Le régime de Staline est certes parfois expansionniste, mais dans d’étroites limites. Il borne ses ambitions à la sécurité de ses frontières pour pouvoir, précisément, traiter ses compatriotes comme bon lui semble. Les seuls peuples qui aient à craindre sont ceux qui ont l’infortune d’habiter des couloirs d’invasion et alors, c’est vrai, ils sont rudement traités... mais rien, là non plus, ne diffère substantiellement du sort réservé aux Soviétiques. Et il s’agit, dans la totalité des cas, de pays de second ordre, par la population et les ressources, alors que la théorie de "l’espace vital" réserve par droit divin à la puissance qui la professe d’immenses espaces jusque là sous-exploités par des sous-hommes. La mainmise soviétique sur l’Europe centrale en 1945 résulte d’une opportunité -le rival le plus proche dans ce secteur, l’Allemagne, est à terre- et spécule sur la lassitude et le désintérêt des autres puissances. Ce que Hitler veut, c’est la Russie soviétique elle-même (ici conquise, là vassalisée) et il ne peut l’obtenir que par la surprise d’un coup militaire écrasant, décourageant toute revanche, russe ou non. (ajout mai 2004)
Reste le culte du chef. Loin d’être un point commun, c’est le meilleur révélateur des différences. Des plans quinquennaux à la "grande guerre patriotique", Staline exploite des succès discontinus et relatifs. Il ne crée, sauf chez les fanatiques, qu’un enthousiasme de commande. Rien de tel dans le nazisme ! Les compétences sont partout valorisées et fières de l’être à l’exception, très minoritaire, de celles des Juifs, les grands problèmes nationaux, traité de Versailles, réparations, chômage, sont réglés à un rythme soutenu, des référendums et des rassemblements montrent une adhésion populaire croissante. Le virage vers une nouvelle guerre est pris en douceur, son déclenchement provoque une déception vite effacée par des succès aussi éclatants que peu meurtriers... Cela se gâte certes ensuite, mais Hitler a accumulé tant de prestige, de leviers de commande et d’autorité qu’il peut sans trop de soubresauts se maintenir à la barre : il s’est rendu irremplaçable.

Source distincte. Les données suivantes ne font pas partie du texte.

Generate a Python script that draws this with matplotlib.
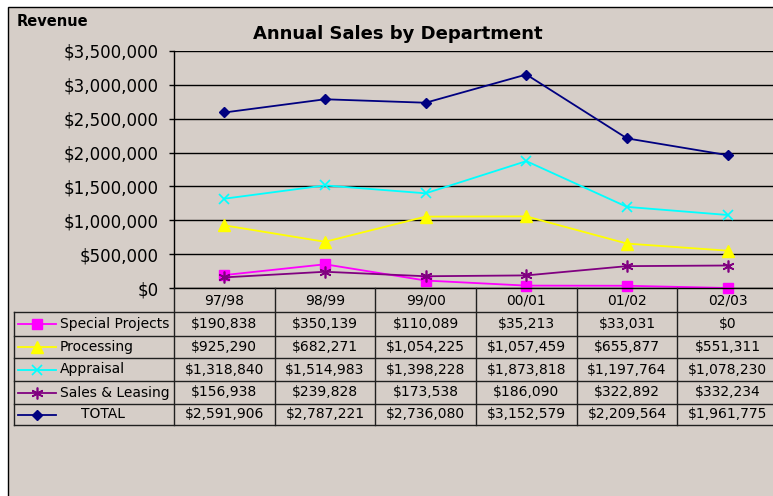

Il parachève d’ailleurs sa mainmise par la Solution finale et le meurtre quotidien des Slaves, qui compromettent la grande masse du peuple en le lui faisant, là encore, subtilement comprendre.
Il faut enfin mettre l’accent sur une autre différence, des plus significatives : la stabilité exceptionnelle du haut personnel allemand, qu’il soit nazi ou non (à l’unique exception du commandement de l’armée de terre), alors que Staline fait une grande consommation de cadres, y compris dans la répression.
En somme, l’Allemagne et l’URSS sont toutes deux totalitaires, mais suivant des modalités bien différentes que l’usage d’un même concept mélange fâcheusement, sans rien clarifier. Ici le totalitarisme est subtil, là écrasant. Hitler laisse à bien des groupes l’illusion d’une relative liberté, une chose que Staline veut justement éradiquer pour que chacun ait souci d’obéir. Mais s’il est plus écrasant, le stalinisme est moins dégradant. On est moins atteint moralement, d’agir sous la contrainte en étant menacé dans sa vie ou au moins dans sa liberté, que de mettre le doigt dans un processus qui insensiblement vous rend coauteur du pire.